Sunday, October 03, 2004

:: adgruntie :: Infomercial and results

+ The infomercial infomercial turns 20 this year. The Seattle Times gives us a little history to the cheesy, shilly ads. "Veg-O-Matic daddy Ron Popeil, often thought of as the father of the infomercial, first bought 60-second television commercials in the 1950s. But until 1984, the Federal Communications Commission did not allow more than 16 minutes of advertising per hour, with two-minute spots the maximum length."

+ Agency only gets paid when it gets results.
The Intelligence Agency's fees are dependent on the success of the advertising and marketing campaigns it designs for clients. "This is a business that's far too fuzzy," says Luke Haase, a former Detroit-area public relations executive who moved north and started the firm in 1999. "We don't get paid for doing stuff. We get paid for results."

Haase's firm appears to thrive during a gut-wrenching time for advertising agencies.

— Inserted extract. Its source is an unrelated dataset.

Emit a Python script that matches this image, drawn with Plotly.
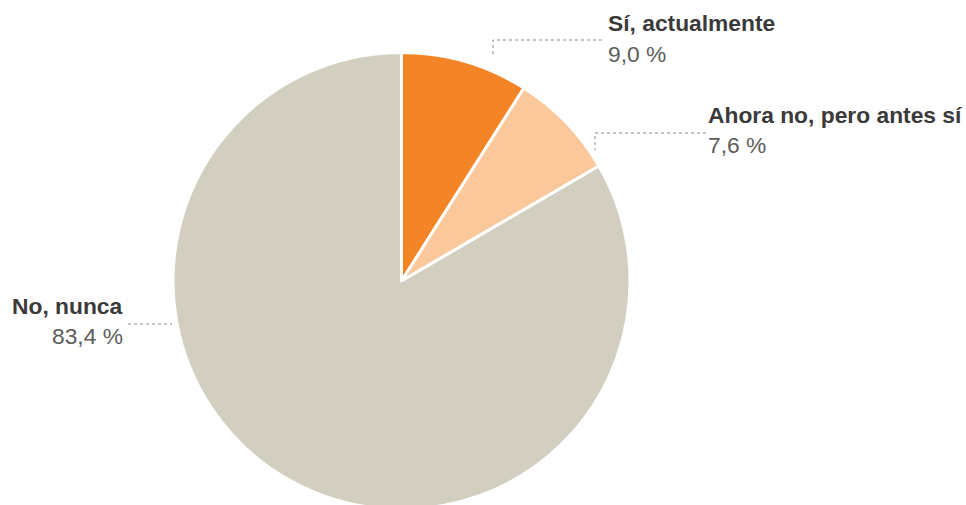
import plotly.graph_objects as go

# Data
categories = ["Sí, actualmente", "Ahora no, pero antes sí", "No, nunca"]
values = [9.0, 7.6, 83.4]
value_labels = ["9,0 %", "7,6 %", "83,4 %"]
colors = ["#F48526", "#FBC89B", "#D2CFC0"]

W, H = 966, 512  # slightly taller than the window so the pie runs off the bottom
cx, cy, r = 401.5, 281, 228.5  # pie centre / radius in pixels

fig = go.Figure()
fig.add_trace(go.Pie(
    labels=categories,
    values=values,
    sort=False,
    direction="clockwise",
    rotation=0,
    textinfo="none",
    hoverinfo="label+percent",
    showlegend=False,
    marker=dict(colors=colors, line=dict(color="white", width=3)),
    domain=dict(x=[(cx - r) / W, (cx + r) / W],
                y=[(H - (cy + r)) / H, (H - (cy - r)) / H]),
))

# Label layout (pixel positions of label anchors and leader lines)
label_pos = [
    dict(x=606, y_label=23, y_value=54, anchor="left"),
    dict(x=706, y_label=115, y_value=145, anchor="left"),
    dict(x=125, y_label=306, y_value=336, anchor="right"),
]
leaders = [
    [(602, 40), (493, 40), (493, 55)],
    [(706, 133), (595, 133), (595, 150)],
    [(128, 324), (172, 324)],
]

font_family = "Liberation Sans, Arial, Helvetica, sans-serif"
annotations = []
for cat, val, p in zip(categories, value_labels, label_pos):
    annotations.append(dict(x=p["x"], y=p["y_label"], xref="x", yref="y",
                            text="<b>" + cat + "</b>", showarrow=False,
                            xanchor=p["anchor"], yanchor="middle",
                            font=dict(family=font_family, size=22.8, color="#3a3a3a")))
    annotations.append(dict(x=p["x"], y=p["y_value"], xref="x", yref="y",
                            text=val, showarrow=False,
                            xanchor=p["anchor"], yanchor="middle",
                            font=dict(family=font_family, size=22.8, color="#5c5c5c")))

shapes = []
for pts in leaders:
    path = "M " + " L ".join(f"{x},{y}" for x, y in pts)
    shapes.append(dict(type="path", path=path, xref="x", yref="y",
                       line=dict(color="#8a8a8a", width=1, dash="dot")))

fig.update_layout(
    width=W, height=H,
    margin=dict(l=0, r=0, t=0, b=0),
    paper_bgcolor="white", plot_bgcolor="rgba(0,0,0,0)",
    xaxis=dict(range=[0, W], visible=False, domain=[0, 1], fixedrange=True),
    yaxis=dict(range=[H, 0], visible=False, domain=[0, 1], fixedrange=True),
    annotations=annotations,
    shapes=shapes,
)

fig.write_html(
    "out.html",
    config={"displayModeBar": False},
    post_script="document.documentElement.style.overflow='hidden';"
                "document.body.style.margin='0';document.body.style.overflow='hidden';",
)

Clients are becoming increasingly fed up with costly advertising campaigns that fail to boost revenues. They want to see tangible results. This drive for accountability is giving many big ad agencies major heartburn. Agencies have had to cut their prized 15 percent commissions and lay off thousands of workers.

While ad agencies may not have fully adopted pay-for-performance plans, they're sharing more financial risks with their clients, Vanden Bergh says.
It's definitely a different idea, although I'm not sure that it's one that will catch on. But who knows.